Shown in FIG. 5 are waveforms of the alternate voltages (control voltages) Vc₁ and Vc₂ as well as the control currents Ic₁ and Ic₂ which are imposed on the analog switches 15 and 25.

Through imposing the alternate currents that switch to be positive and negative alternately with the frequency “f” as control currents, the detection signals V_H1 and V_H2 of the hall elements 13 and 23 become balanced modulation signals, as shown in FIG. 6. Then, as a result of subtraction between the detection signal V_H1(=sin ωt·cos θ) and the detection signal V_H2(=cos ωt·sin θ), obtained there is a signal which has the same frequency as the control voltage Vc₁ has, and whose phase is shifted for a rotation angle θ of the rotary magnetic drum as shown in FIG. 7:

V H   1 - V H   2 = sin   ω   t · cos   θ - cos   ω   t · sin   θ = sin  ( ω   t - θ )

Therefore, the rotation angle θ can be obtained as a digital value by counting the angle interval θ with a clock signal. To the contrary, the rotation angle θ can be obtained as an analog voltage through phase detection of the angle interval θ.

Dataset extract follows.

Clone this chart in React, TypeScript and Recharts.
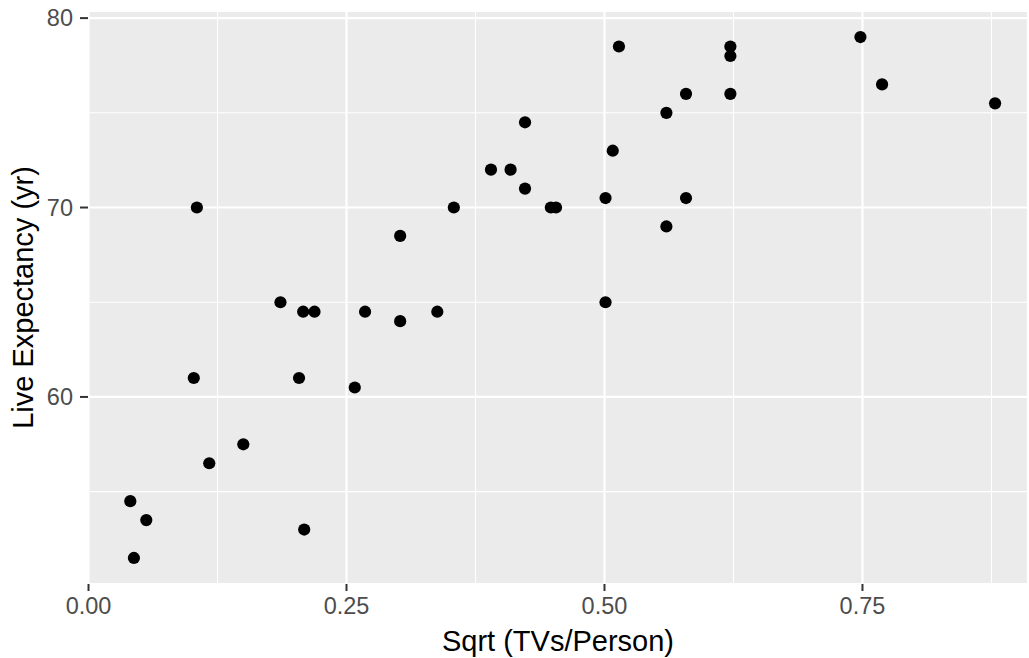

As described above, in the hall element resolver 10 of the present example; the control currents Ic₁ and Ic₂ of the hall elements 13 and 23 are alternated at a high frequency (from several thousand Hz to several ten thousand Hz) so that the detection signals V_H1 and V_H2 of the hall elements 13 and 23 become balanced modulation signals having a sine waveform and a cosine waveform. As a result, the detection signals obtained are equivalent to what a standard resolver gives, and therefore it is possible to bring about an effect that the detection signals have resistance to a noise and a transmission distance can be lengthened, as it is done with a resolver.